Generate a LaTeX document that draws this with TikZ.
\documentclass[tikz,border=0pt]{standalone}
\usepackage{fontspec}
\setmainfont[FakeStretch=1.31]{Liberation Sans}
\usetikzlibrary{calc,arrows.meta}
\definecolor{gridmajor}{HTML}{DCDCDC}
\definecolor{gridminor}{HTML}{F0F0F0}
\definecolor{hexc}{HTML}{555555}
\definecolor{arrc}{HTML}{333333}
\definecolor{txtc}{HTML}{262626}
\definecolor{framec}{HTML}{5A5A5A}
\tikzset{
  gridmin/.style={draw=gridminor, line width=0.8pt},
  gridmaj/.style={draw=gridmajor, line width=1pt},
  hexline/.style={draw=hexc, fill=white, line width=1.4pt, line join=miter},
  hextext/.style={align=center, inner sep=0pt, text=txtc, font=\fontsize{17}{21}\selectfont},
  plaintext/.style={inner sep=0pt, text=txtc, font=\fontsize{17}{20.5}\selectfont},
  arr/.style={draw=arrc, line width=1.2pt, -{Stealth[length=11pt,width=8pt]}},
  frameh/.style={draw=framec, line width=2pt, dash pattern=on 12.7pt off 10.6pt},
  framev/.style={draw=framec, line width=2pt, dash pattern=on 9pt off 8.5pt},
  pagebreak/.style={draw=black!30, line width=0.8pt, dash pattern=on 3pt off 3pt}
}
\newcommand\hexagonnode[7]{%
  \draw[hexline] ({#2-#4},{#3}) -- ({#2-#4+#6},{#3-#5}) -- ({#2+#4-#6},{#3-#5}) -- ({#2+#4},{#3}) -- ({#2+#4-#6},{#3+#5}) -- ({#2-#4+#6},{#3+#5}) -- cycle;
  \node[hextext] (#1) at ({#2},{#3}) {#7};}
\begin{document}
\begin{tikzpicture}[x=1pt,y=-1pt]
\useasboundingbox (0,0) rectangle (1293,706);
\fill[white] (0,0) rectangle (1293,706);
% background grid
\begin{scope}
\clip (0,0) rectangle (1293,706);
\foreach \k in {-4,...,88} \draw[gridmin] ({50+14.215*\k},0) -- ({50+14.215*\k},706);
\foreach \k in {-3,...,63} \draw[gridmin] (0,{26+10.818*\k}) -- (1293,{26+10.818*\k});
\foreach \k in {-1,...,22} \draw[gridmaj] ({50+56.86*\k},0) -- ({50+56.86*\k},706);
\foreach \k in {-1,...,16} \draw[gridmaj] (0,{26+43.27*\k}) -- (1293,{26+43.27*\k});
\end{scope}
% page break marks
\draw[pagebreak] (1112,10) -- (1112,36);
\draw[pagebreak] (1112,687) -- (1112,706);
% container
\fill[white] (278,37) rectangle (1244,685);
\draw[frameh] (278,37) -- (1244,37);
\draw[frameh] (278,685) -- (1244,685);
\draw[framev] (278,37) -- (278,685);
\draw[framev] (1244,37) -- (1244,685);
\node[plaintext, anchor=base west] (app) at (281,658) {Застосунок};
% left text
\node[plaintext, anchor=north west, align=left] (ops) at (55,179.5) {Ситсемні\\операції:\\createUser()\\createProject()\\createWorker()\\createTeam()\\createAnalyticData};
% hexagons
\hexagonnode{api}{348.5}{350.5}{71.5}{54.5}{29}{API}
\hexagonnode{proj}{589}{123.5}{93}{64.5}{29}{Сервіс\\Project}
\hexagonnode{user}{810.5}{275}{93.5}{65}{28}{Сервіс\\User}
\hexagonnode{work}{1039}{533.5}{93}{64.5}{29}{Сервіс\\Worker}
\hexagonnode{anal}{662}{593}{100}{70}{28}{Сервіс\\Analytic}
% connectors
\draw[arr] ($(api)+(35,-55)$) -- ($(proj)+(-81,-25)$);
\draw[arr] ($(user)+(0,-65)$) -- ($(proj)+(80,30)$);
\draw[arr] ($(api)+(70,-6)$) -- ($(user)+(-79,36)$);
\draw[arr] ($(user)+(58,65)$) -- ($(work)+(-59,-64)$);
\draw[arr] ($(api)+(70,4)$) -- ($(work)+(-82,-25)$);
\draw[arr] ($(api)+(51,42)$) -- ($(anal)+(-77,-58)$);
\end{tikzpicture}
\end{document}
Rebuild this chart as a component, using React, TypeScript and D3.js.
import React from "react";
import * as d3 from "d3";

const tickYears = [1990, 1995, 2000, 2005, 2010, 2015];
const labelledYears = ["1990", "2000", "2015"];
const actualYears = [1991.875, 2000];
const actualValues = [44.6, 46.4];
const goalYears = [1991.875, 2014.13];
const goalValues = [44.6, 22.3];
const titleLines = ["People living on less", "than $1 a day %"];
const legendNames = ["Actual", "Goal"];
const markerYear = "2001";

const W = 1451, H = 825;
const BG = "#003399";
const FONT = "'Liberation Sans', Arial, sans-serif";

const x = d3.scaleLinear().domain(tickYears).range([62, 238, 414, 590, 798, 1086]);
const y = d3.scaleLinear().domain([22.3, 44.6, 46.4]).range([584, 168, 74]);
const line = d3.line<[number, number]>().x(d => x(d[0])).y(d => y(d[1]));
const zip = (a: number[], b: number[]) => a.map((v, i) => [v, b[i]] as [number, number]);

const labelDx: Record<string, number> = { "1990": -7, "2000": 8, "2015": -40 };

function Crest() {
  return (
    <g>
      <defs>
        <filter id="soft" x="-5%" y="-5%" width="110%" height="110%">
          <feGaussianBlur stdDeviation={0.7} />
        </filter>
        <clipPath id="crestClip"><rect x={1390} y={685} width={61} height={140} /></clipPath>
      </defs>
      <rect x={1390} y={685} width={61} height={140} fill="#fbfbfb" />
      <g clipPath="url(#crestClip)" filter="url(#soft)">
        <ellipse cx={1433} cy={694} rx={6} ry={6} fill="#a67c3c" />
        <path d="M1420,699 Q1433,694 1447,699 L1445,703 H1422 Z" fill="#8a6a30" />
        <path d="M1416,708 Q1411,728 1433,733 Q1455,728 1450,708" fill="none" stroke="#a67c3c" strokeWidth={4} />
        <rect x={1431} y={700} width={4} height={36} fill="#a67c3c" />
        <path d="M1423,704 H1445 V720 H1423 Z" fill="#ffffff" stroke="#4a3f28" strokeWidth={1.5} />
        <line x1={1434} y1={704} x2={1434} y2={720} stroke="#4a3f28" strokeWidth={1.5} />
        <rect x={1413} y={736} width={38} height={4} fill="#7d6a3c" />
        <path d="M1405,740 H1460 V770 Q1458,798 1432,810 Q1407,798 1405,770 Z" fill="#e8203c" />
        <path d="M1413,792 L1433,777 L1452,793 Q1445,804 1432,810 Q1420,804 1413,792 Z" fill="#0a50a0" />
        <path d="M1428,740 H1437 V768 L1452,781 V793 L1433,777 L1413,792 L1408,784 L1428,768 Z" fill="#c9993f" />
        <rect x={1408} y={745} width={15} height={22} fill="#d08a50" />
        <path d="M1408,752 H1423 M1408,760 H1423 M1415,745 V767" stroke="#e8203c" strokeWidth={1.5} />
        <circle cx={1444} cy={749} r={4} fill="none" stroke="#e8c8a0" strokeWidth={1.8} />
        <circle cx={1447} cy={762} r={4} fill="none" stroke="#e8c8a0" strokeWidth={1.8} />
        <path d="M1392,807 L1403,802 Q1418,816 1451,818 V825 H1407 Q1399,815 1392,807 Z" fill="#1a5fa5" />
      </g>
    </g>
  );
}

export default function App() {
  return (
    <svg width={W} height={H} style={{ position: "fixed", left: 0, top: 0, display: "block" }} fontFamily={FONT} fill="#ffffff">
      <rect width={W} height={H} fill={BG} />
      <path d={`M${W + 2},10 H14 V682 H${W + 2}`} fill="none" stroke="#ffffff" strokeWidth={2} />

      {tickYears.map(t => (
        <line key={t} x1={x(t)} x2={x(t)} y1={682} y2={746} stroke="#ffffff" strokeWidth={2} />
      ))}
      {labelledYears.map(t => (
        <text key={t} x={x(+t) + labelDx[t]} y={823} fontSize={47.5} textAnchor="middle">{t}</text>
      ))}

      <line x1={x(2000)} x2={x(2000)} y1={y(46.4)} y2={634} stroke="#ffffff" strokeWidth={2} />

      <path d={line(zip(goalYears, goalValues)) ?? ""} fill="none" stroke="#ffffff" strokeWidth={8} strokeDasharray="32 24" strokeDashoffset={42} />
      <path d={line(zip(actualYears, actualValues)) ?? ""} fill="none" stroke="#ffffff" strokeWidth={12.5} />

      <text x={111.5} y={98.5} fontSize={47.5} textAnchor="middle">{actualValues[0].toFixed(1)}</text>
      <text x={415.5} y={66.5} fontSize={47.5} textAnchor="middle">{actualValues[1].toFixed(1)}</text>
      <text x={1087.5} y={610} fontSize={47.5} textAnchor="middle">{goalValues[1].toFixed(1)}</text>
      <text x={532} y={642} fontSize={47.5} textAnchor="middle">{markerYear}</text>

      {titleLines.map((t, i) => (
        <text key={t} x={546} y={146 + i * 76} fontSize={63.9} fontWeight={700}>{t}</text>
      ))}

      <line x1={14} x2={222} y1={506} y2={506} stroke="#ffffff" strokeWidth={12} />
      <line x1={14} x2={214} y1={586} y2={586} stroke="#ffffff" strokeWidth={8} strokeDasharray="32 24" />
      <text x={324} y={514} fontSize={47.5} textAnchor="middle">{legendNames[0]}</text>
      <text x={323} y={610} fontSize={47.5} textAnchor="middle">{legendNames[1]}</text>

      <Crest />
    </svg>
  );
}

- - - - -

**Directions for this task**
Transcribe, word for word, every line from the line with "Rebuild this chart" to the line with "const labelDx: Record<string, number>", inclusive, and output nothing else.

**Response**
Rebuild this chart as a component, using React, TypeScript and D3.js.
import React from "react";
import * as d3 from "d3";

const tickYears = [1990, 1995, 2000, 2005, 2010, 2015];
const labelledYears = ["1990", "2000", "2015"];
const actualYears = [1991.875, 2000];
const actualValues = [44.6, 46.4];
const goalYears = [1991.875, 2014.13];
const goalValues = [44.6, 22.3];
const titleLines = ["People living on less", "than $1 a day %"];
const legendNames = ["Actual", "Goal"];
const markerYear = "2001";

const W = 1451, H = 825;
const BG = "#003399";
const FONT = "'Liberation Sans', Arial, sans-serif";

const x = d3.scaleLinear().domain(tickYears).range([62, 238, 414, 590, 798, 1086]);
const y = d3.scaleLinear().domain([22.3, 44.6, 46.4]).range([584, 168, 74]);
const line = d3.line<[number, number]>().x(d => x(d[0])).y(d => y(d[1]));
const zip = (a: number[], b: number[]) => a.map((v, i) => [v, b[i]] as [number, number]);

const labelDx: Record<string, number> = { "1990": -7, "2000": 8, "2015": -40 };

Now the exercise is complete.